# [Task prompt]
Copy out the whole listing exactly as written, leaving the pictures behind.

# [Data excerpt]
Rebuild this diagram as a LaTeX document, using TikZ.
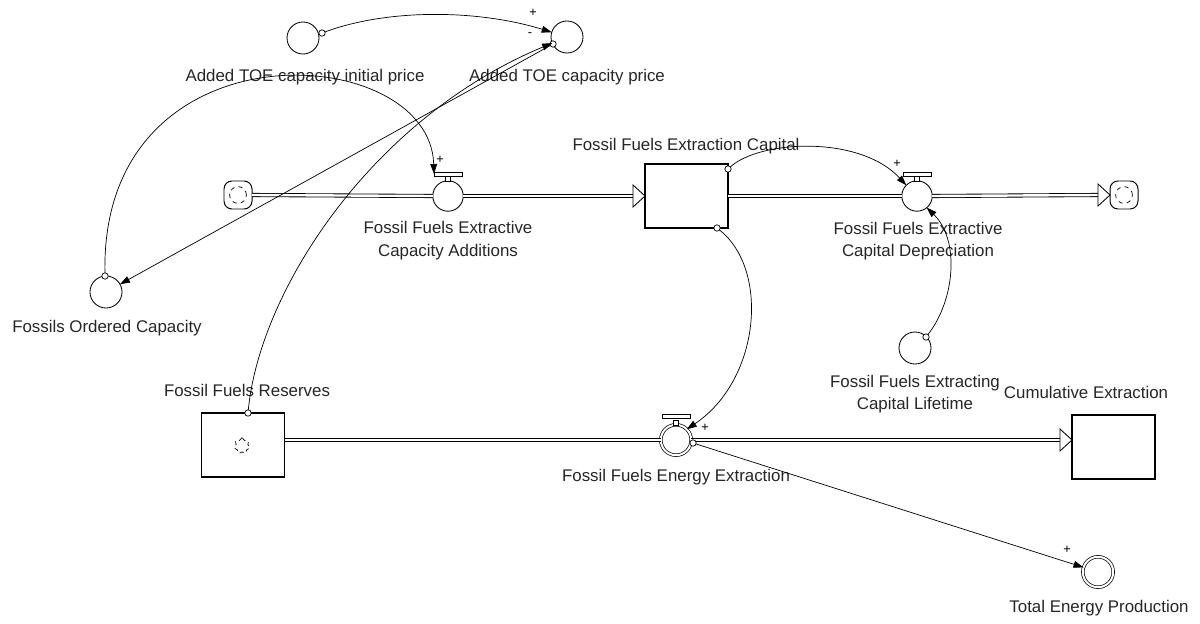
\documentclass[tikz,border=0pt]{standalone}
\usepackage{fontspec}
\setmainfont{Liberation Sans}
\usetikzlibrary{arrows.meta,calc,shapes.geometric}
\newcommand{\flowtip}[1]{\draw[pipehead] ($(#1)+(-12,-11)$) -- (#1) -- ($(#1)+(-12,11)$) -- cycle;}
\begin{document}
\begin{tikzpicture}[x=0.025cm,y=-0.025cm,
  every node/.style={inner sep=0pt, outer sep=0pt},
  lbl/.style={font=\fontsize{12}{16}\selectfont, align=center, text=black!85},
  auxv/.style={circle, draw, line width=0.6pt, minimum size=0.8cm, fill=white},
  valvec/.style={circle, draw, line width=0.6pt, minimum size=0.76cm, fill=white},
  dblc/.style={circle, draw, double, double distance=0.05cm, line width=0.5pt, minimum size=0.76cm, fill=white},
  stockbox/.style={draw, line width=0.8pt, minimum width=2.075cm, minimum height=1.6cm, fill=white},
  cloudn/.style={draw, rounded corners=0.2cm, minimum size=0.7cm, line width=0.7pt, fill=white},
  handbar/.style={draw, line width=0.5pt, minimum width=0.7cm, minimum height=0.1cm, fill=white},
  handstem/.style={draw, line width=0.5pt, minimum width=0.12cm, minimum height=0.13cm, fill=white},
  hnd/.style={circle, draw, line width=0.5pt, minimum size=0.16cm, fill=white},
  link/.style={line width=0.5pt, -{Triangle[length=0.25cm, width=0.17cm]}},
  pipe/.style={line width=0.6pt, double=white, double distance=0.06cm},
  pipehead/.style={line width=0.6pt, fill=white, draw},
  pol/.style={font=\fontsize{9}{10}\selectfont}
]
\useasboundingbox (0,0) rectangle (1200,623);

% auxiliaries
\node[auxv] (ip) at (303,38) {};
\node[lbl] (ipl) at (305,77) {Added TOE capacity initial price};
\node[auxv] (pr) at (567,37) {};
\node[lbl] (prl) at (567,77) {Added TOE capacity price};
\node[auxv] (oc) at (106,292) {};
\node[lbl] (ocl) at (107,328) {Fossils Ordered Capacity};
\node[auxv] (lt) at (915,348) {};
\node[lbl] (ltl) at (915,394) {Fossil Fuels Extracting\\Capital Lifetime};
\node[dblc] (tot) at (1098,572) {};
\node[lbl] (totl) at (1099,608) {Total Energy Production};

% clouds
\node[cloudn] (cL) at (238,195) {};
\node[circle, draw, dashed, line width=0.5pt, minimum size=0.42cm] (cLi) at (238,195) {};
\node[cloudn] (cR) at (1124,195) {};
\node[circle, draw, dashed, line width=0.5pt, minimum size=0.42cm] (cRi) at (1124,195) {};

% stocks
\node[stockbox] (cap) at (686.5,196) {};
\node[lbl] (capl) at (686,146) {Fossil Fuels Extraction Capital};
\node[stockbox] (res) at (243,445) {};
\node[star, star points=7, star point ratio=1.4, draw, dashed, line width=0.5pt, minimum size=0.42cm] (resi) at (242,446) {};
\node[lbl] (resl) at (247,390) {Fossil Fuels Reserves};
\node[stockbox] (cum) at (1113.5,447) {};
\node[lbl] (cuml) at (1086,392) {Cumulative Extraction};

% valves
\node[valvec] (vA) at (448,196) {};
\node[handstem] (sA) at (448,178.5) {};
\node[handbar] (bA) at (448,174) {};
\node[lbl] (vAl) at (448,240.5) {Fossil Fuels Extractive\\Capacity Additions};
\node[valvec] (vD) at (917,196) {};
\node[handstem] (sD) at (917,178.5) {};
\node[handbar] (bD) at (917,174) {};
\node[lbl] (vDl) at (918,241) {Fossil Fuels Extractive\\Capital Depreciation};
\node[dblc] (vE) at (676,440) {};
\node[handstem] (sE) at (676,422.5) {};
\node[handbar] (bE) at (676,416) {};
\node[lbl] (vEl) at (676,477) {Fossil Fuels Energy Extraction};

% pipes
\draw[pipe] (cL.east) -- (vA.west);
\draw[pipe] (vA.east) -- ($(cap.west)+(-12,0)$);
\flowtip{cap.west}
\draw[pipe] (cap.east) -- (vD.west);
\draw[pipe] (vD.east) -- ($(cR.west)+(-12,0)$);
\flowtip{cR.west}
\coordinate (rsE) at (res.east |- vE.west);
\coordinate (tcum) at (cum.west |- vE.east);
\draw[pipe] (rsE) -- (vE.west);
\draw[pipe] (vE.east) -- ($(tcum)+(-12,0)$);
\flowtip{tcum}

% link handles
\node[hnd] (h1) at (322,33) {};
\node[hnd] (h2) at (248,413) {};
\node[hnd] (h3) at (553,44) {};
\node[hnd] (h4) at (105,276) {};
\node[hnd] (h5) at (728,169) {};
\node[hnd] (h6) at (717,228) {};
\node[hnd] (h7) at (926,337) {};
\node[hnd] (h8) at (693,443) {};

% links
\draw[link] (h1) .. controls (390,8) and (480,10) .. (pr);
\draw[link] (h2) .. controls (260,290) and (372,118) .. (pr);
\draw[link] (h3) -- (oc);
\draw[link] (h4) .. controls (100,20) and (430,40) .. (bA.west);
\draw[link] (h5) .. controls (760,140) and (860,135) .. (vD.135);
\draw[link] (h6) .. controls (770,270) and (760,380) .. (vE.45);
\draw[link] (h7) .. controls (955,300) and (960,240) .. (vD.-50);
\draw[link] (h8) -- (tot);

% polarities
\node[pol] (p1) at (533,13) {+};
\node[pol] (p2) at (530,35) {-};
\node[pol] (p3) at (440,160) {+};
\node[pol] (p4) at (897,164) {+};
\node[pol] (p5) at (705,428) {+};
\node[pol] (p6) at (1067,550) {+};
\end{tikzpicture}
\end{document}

# [Task solution]
Rebuild this diagram as a LaTeX document, using TikZ.
\documentclass[tikz,border=0pt]{standalone}
\usepackage{fontspec}
\setmainfont{Liberation Sans}
\usetikzlibrary{arrows.meta,calc,shapes.geometric}
\newcommand{\flowtip}[1]{\draw[pipehead] ($(#1)+(-12,-11)$) -- (#1) -- ($(#1)+(-12,11)$) -- cycle;}
\begin{document}
\begin{tikzpicture}[x=0.025cm,y=-0.025cm,
  every node/.style={inner sep=0pt, outer sep=0pt},
  lbl/.style={font=\fontsize{12}{16}\selectfont, align=center, text=black!85},
  auxv/.style={circle, draw, line width=0.6pt, minimum size=0.8cm, fill=white},
  valvec/.style={circle, draw, line width=0.6pt, minimum size=0.76cm, fill=white},
  dblc/.style={circle, draw, double, double distance=0.05cm, line width=0.5pt, minimum size=0.76cm, fill=white},
  stockbox/.style={draw, line width=0.8pt, minimum width=2.075cm, minimum height=1.6cm, fill=white},
  cloudn/.style={draw, rounded corners=0.2cm, minimum size=0.7cm, line width=0.7pt, fill=white},
  handbar/.style={draw, line width=0.5pt, minimum width=0.7cm, minimum height=0.1cm, fill=white},
  handstem/.style={draw, line width=0.5pt, minimum width=0.12cm, minimum height=0.13cm, fill=white},
  hnd/.style={circle, draw, line width=0.5pt, minimum size=0.16cm, fill=white},
  link/.style={line width=0.5pt, -{Triangle[length=0.25cm, width=0.17cm]}},
  pipe/.style={line width=0.6pt, double=white, double distance=0.06cm},
  pipehead/.style={line width=0.6pt, fill=white, draw},
  pol/.style={font=\fontsize{9}{10}\selectfont}
]
\useasboundingbox (0,0) rectangle (1200,623);

% auxiliaries
\node[auxv] (ip) at (303,38) {};
\node[lbl] (ipl) at (305,77) {Added TOE capacity initial price};
\node[auxv] (pr) at (567,37) {};
\node[lbl] (prl) at (567,77) {Added TOE capacity price};
\node[auxv] (oc) at (106,292) {};
\node[lbl] (ocl) at (107,328) {Fossils Ordered Capacity};
\node[auxv] (lt) at (915,348) {};
\node[lbl] (ltl) at (915,394) {Fossil Fuels Extracting\\Capital Lifetime};
\node[dblc] (tot) at (1098,572) {};
\node[lbl] (totl) at (1099,608) {Total Energy Production};

% clouds
\node[cloudn] (cL) at (238,195) {};
\node[circle, draw, dashed, line width=0.5pt, minimum size=0.42cm] (cLi) at (238,195) {};
\node[cloudn] (cR) at (1124,195) {};
\node[circle, draw, dashed, line width=0.5pt, minimum size=0.42cm] (cRi) at (1124,195) {};

% stocks
\node[stockbox] (cap) at (686.5,196) {};
\node[lbl] (capl) at (686,146) {Fossil Fuels Extraction Capital};
\node[stockbox] (res) at (243,445) {};
\node[star, star points=7, star point ratio=1.4, draw, dashed, line width=0.5pt, minimum size=0.42cm] (resi) at (242,446) {};
\node[lbl] (resl) at (247,390) {Fossil Fuels Reserves};
\node[stockbox] (cum) at (1113.5,447) {};
\node[lbl] (cuml) at (1086,392) {Cumulative Extraction};

% valves
\node[valvec] (vA) at (448,196) {};
\node[handstem] (sA) at (448,178.5) {};
\node[handbar] (bA) at (448,174) {};
\node[lbl] (vAl) at (448,240.5) {Fossil Fuels Extractive\\Capacity Additions};
\node[valvec] (vD) at (917,196) {};
\node[handstem] (sD) at (917,178.5) {};
\node[handbar] (bD) at (917,174) {};
\node[lbl] (vDl) at (918,241) {Fossil Fuels Extractive\\Capital Depreciation};
\node[dblc] (vE) at (676,440) {};
\node[handstem] (sE) at (676,422.5) {};
\node[handbar] (bE) at (676,416) {};
\node[lbl] (vEl) at (676,477) {Fossil Fuels Energy Extraction};

% pipes
\draw[pipe] (cL.east) -- (vA.west);
\draw[pipe] (vA.east) -- ($(cap.west)+(-12,0)$);
\flowtip{cap.west}
\draw[pipe] (cap.east) -- (vD.west);
\draw[pipe] (vD.east) -- ($(cR.west)+(-12,0)$);
\flowtip{cR.west}
\coordinate (rsE) at (res.east |- vE.west);
\coordinate (tcum) at (cum.west |- vE.east);
\draw[pipe] (rsE) -- (vE.west);
\draw[pipe] (vE.east) -- ($(tcum)+(-12,0)$);
\flowtip{tcum}

% link handles
\node[hnd] (h1) at (322,33) {};
\node[hnd] (h2) at (248,413) {};
\node[hnd] (h3) at (553,44) {};
\node[hnd] (h4) at (105,276) {};
\node[hnd] (h5) at (728,169) {};
\node[hnd] (h6) at (717,228) {};
\node[hnd] (h7) at (926,337) {};
\node[hnd] (h8) at (693,443) {};

% links
\draw[link] (h1) .. controls (390,8) and (480,10) .. (pr);
\draw[link] (h2) .. controls (260,290) and (372,118) .. (pr);
\draw[link] (h3) -- (oc);
\draw[link] (h4) .. controls (100,20) and (430,40) .. (bA.west);
\draw[link] (h5) .. controls (760,140) and (860,135) .. (vD.135);
\draw[link] (h6) .. controls (770,270) and (760,380) .. (vE.45);
\draw[link] (h7) .. controls (955,300) and (960,240) .. (vD.-50);
\draw[link] (h8) -- (tot);

% polarities
\node[pol] (p1) at (533,13) {+};
\node[pol] (p2) at (530,35) {-};
\node[pol] (p3) at (440,160) {+};
\node[pol] (p4) at (897,164) {+};
\node[pol] (p5) at (705,428) {+};
\node[pol] (p6) at (1067,550) {+};
\end{tikzpicture}
\end{document}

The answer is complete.